**Available data**

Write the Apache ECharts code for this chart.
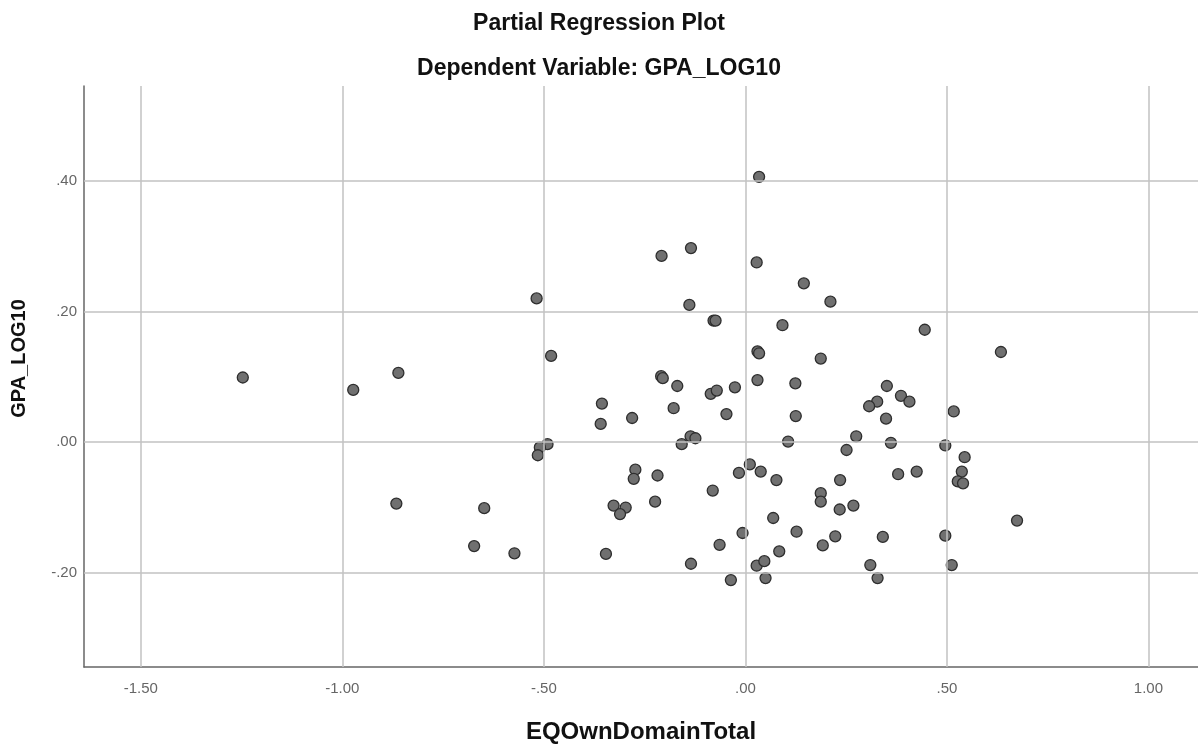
<!DOCTYPE html>
<html lang="en">
<head>
    <meta charset="UTF-8">
    <title>Partial Regression Plot</title>
    <script src="https://cdn.jsdelivr.net/npm/echarts@6.0.0/dist/echarts.min.js"></script>
    <style>
        html, body {
            margin: 0;
            padding: 0;
            background: #ffffff;
        }
        #chart {
            width: 1198px;
            height: 744px;
        }
    </style>
</head>
<body>
    <div id="chart"></div>
    <script>
        // EQOwnDomainTotal (x) and GPA_LOG10 (y)
        const xValues = [
            -1.247, -0.973, -0.861, -0.866, -0.648, -0.673, 0.034, -0.208, -0.135, 0.028,
            0.145, -0.518, -0.139, -0.079, -0.074, 0.092, -0.482, 0.030, 0.034, -0.209,
            -0.205, -0.169, -0.086, -0.071, -0.026, 0.030, 0.124, -0.356, -0.178, -0.281,
            -0.359, -0.047, 0.125, -0.136, -0.124, -0.158, 0.106, -0.491, -0.510, -0.515,
            0.011, -0.016, 0.038, 0.077, -0.273, -0.277, -0.218, -0.081, -0.327, -0.297,
            -0.311, -0.224, 0.069, 0.127, -0.007, -0.064, 0.084, -0.573, -0.346, -0.135,
            0.028, 0.047, -0.036, 0.050, 0.211, 0.445, 0.634, 0.187, 0.351, 0.386,
            0.407, 0.327, 0.307, 0.349, 0.517, 0.275, 0.361, 0.496, 0.251, 0.544,
            0.537, 0.425, 0.379, 0.527, 0.540, 0.235, 0.187, 0.187, 0.234, 0.268,
            0.674, 0.223, 0.341, 0.496, 0.192, 0.310, 0.512, 0.328
        ];
        const yValues = [
            0.099, 0.080, 0.106, -0.094, -0.101, -0.159, 0.406, 0.285, 0.297, 0.275,
            0.243, 0.220, 0.210, 0.186, 0.186, 0.179, 0.132, 0.139, 0.136, 0.101,
            0.098, 0.086, 0.074, 0.079, 0.084, 0.095, 0.090, 0.059, 0.052, 0.037,
            0.028, 0.043, 0.040, 0.009, 0.006, -0.003, 0.001, -0.003, -0.008, -0.020,
            -0.034, -0.047, -0.045, -0.058, -0.042, -0.056, -0.051, -0.074, -0.097, -0.100,
            -0.110, -0.091, -0.116, -0.137, -0.139, -0.157, -0.167, -0.170, -0.171, -0.186,
            -0.189, -0.182, -0.211, -0.208, 0.215, 0.172, 0.138, 0.128, 0.086, 0.071,
            0.062, 0.062, 0.055, 0.036, 0.047, 0.009, -0.001, -0.005, -0.012, -0.023,
            -0.045, -0.045, -0.049, -0.060, -0.063, -0.058, -0.078, -0.091, -0.103, -0.097,
            -0.120, -0.144, -0.145, -0.143, -0.158, -0.188, -0.188, -0.208
        ];
        const xTicks = [-1.5, -1.0, -0.5, 0, 0.5, 1.0];
        const yTicks = [-0.2, 0, 0.2, 0.4];
        const xRange = [-1.641, 1.123];
        const yRange = [-0.344, 0.545];

        const points = xValues.map((x, i) => [x, yValues[i]]);

        // SPSS style: ".40", "-.20", "1.00"
        function spssLabel(v) {
            const s = Math.abs(v).toFixed(2).replace(/^0/, '');
            return (v < 0 ? '-' : '') + s;
        }

        const font = "'Liberation Sans', Arial, Helvetica, sans-serif";
        const gridColor = '#c2c2c2';

        // reference lines at the tick values (gridlines)
        const gridLines = xTicks.map(v => ({ xAxis: v }))
            .concat(yTicks.map(v => ({ yAxis: v })));

        const chart = echarts.init(document.getElementById('chart'));

        const option = {
            backgroundColor: '#ffffff',
            animation: false,
            title: [
                {
                    text: 'Partial Regression Plot',
                    left: 'center',
                    top: 7,
                    textStyle: { fontFamily: font, fontSize: 23, fontWeight: 'bold', color: '#111' }
                },
                {
                    text: 'Dependent Variable: GPA_LOG10',
                    left: 'center',
                    top: 52,
                    textStyle: { fontFamily: font, fontSize: 23, fontWeight: 'bold', color: '#111' }
                }
            ],
            grid: {
                left: 84,
                right: 0,
                top: 86,
                bottom: 77,
                containLabel: false,
                outerBoundsMode: 'none'
            },
            xAxis: {
                type: 'value',
                min: xRange[0],
                max: xRange[1],
                name: 'EQOwnDomainTotal',
                nameLocation: 'middle',
                nameGap: 53,
                nameTextStyle: { fontFamily: font, fontSize: 24, fontWeight: 'bold', color: '#111' },
                axisLine: { show: true, onZero: false, lineStyle: { color: '#666', width: 1.5 } },
                axisTick: { show: false },
                axisLabel: {
                    customValues: xTicks,
                    formatter: spssLabel,
                    margin: 14,
                    fontFamily: font,
                    fontSize: 15,
                    color: '#666'
                },
                splitLine: { show: false }
            },
            yAxis: {
                type: 'value',
                min: yRange[0],
                max: yRange[1],
                name: 'GPA_LOG10',
                nameLocation: 'middle',
                nameRotate: 90,
                nameGap: 55,
                nameTextStyle: {
                    fontFamily: font, fontSize: 20, fontWeight: 'bold', color: '#111',
                    padding: [0, 0, 0, 36]
                },
                axisLine: { show: true, onZero: false, lineStyle: { color: '#666', width: 1.5 } },
                axisTick: { show: false },
                axisLabel: {
                    customValues: yTicks,
                    formatter: spssLabel,
                    margin: 7,
                    fontFamily: font,
                    fontSize: 15,
                    color: '#666'
                },
                splitLine: { show: false }
            },
            series: [
                {
                    type: 'scatter',
                    data: [],
                    z: 1,
                    markLine: {
                        silent: true,
                        symbol: ['none', 'none'],
                        label: { show: false },
                        lineStyle: { type: 'solid', color: gridColor, width: 1.5 },
                        data: gridLines
                    }
                },
                {
                    type: 'scatter',
                    data: points,
                    z: 3,
                    symbolSize: 11,
                    itemStyle: {
                        color: '#707070',
                        borderColor: '#2e2e2e',
                        borderWidth: 1.3,
                        opacity: 1
                    }
                }
            ]
        };

        chart.setOption(option);
    </script>
</body>
</html>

**What is expected**
Pictures are excluded; output everything else in the data verbatim.

**Completed exercise**
Write the Apache ECharts code for this chart.
<!DOCTYPE html>
<html lang="en">
<head>
    <meta charset="UTF-8">
    <title>Partial Regression Plot</title>
    <script src="https://cdn.jsdelivr.net/npm/echarts@6.0.0/dist/echarts.min.js"></script>
    <style>
        html, body {
            margin: 0;
            padding: 0;
            background: #ffffff;
        }
        #chart {
            width: 1198px;
            height: 744px;
        }
    </style>
</head>
<body>
    <div id="chart"></div>
    <script>
        // EQOwnDomainTotal (x) and GPA_LOG10 (y)
        const xValues = [
            -1.247, -0.973, -0.861, -0.866, -0.648, -0.673, 0.034, -0.208, -0.135, 0.028,
            0.145, -0.518, -0.139, -0.079, -0.074, 0.092, -0.482, 0.030, 0.034, -0.209,
            -0.205, -0.169, -0.086, -0.071, -0.026, 0.030, 0.124, -0.356, -0.178, -0.281,
            -0.359, -0.047, 0.125, -0.136, -0.124, -0.158, 0.106, -0.491, -0.510, -0.515,
            0.011, -0.016, 0.038, 0.077, -0.273, -0.277, -0.218, -0.081, -0.327, -0.297,
            -0.311, -0.224, 0.069, 0.127, -0.007, -0.064, 0.084, -0.573, -0.346, -0.135,
            0.028, 0.047, -0.036, 0.050, 0.211, 0.445, 0.634, 0.187, 0.351, 0.386,
            0.407, 0.327, 0.307, 0.349, 0.517, 0.275, 0.361, 0.496, 0.251, 0.544,
            0.537, 0.425, 0.379, 0.527, 0.540, 0.235, 0.187, 0.187, 0.234, 0.268,
            0.674, 0.223, 0.341, 0.496, 0.192, 0.310, 0.512, 0.328
        ];
        const yValues = [
            0.099, 0.080, 0.106, -0.094, -0.101, -0.159, 0.406, 0.285, 0.297, 0.275,
            0.243, 0.220, 0.210, 0.186, 0.186, 0.179, 0.132, 0.139, 0.136, 0.101,
            0.098, 0.086, 0.074, 0.079, 0.084, 0.095, 0.090, 0.059, 0.052, 0.037,
            0.028, 0.043, 0.040, 0.009, 0.006, -0.003, 0.001, -0.003, -0.008, -0.020,
            -0.034, -0.047, -0.045, -0.058, -0.042, -0.056, -0.051, -0.074, -0.097, -0.100,
            -0.110, -0.091, -0.116, -0.137, -0.139, -0.157, -0.167, -0.170, -0.171, -0.186,
            -0.189, -0.182, -0.211, -0.208, 0.215, 0.172, 0.138, 0.128, 0.086, 0.071,
            0.062, 0.062, 0.055, 0.036, 0.047, 0.009, -0.001, -0.005, -0.012, -0.023,
            -0.045, -0.045, -0.049, -0.060, -0.063, -0.058, -0.078, -0.091, -0.103, -0.097,
            -0.120, -0.144, -0.145, -0.143, -0.158, -0.188, -0.188, -0.208
        ];
        const xTicks = [-1.5, -1.0, -0.5, 0, 0.5, 1.0];
        const yTicks = [-0.2, 0, 0.2, 0.4];
        const xRange = [-1.641, 1.123];
        const yRange = [-0.344, 0.545];

        const points = xValues.map((x, i) => [x, yValues[i]]);

        // SPSS style: ".40", "-.20", "1.00"
        function spssLabel(v) {
            const s = Math.abs(v).toFixed(2).replace(/^0/, '');
            return (v < 0 ? '-' : '') + s;
        }

        const font = "'Liberation Sans', Arial, Helvetica, sans-serif";
        const gridColor = '#c2c2c2';

        // reference lines at the tick values (gridlines)
        const gridLines = xTicks.map(v => ({ xAxis: v }))
            .concat(yTicks.map(v => ({ yAxis: v })));

        const chart = echarts.init(document.getElementById('chart'));

        const option = {
            backgroundColor: '#ffffff',
            animation: false,
            title: [
                {
                    text: 'Partial Regression Plot',
                    left: 'center',
                    top: 7,
                    textStyle: { fontFamily: font, fontSize: 23, fontWeight: 'bold', color: '#111' }
                },
                {
                    text: 'Dependent Variable: GPA_LOG10',
                    left: 'center',
                    top: 52,
                    textStyle: { fontFamily: font, fontSize: 23, fontWeight: 'bold', color: '#111' }
                }
            ],
            grid: {
                left: 84,
                right: 0,
                top: 86,
                bottom: 77,
                containLabel: false,
                outerBoundsMode: 'none'
            },
            xAxis: {
                type: 'value',
                min: xRange[0],
                max: xRange[1],
                name: 'EQOwnDomainTotal',
                nameLocation: 'middle',
                nameGap: 53,
                nameTextStyle: { fontFamily: font, fontSize: 24, fontWeight: 'bold', color: '#111' },
                axisLine: { show: true, onZero: false, lineStyle: { color: '#666', width: 1.5 } },
                axisTick: { show: false },
                axisLabel: {
                    customValues: xTicks,
                    formatter: spssLabel,
                    margin: 14,
                    fontFamily: font,
                    fontSize: 15,
                    color: '#666'
                },
                splitLine: { show: false }
            },
            yAxis: {
                type: 'value',
                min: yRange[0],
                max: yRange[1],
                name: 'GPA_LOG10',
                nameLocation: 'middle',
                nameRotate: 90,
                nameGap: 55,
                nameTextStyle: {
                    fontFamily: font, fontSize: 20, fontWeight: 'bold', color: '#111',
                    padding: [0, 0, 0, 36]
                },
                axisLine: { show: true, onZero: false, lineStyle: { color: '#666', width: 1.5 } },
                axisTick: { show: false },
                axisLabel: {
                    customValues: yTicks,
                    formatter: spssLabel,
                    margin: 7,
                    fontFamily: font,
                    fontSize: 15,
                    color: '#666'
                },
                splitLine: { show: false }
            },
            series: [
                {
                    type: 'scatter',
                    data: [],
                    z: 1,
                    markLine: {
                        silent: true,
                        symbol: ['none', 'none'],
                        label: { show: false },
                        lineStyle: { type: 'solid', color: gridColor, width: 1.5 },
                        data: gridLines
                    }
                },
                {
                    type: 'scatter',
                    data: points,
                    z: 3,
                    symbolSize: 11,
                    itemStyle: {
                        color: '#707070',
                        borderColor: '#2e2e2e',
                        borderWidth: 1.3,
                        opacity: 1
                    }
                }
            ]
        };

        chart.setOption(option);
    </script>
</body>
</html>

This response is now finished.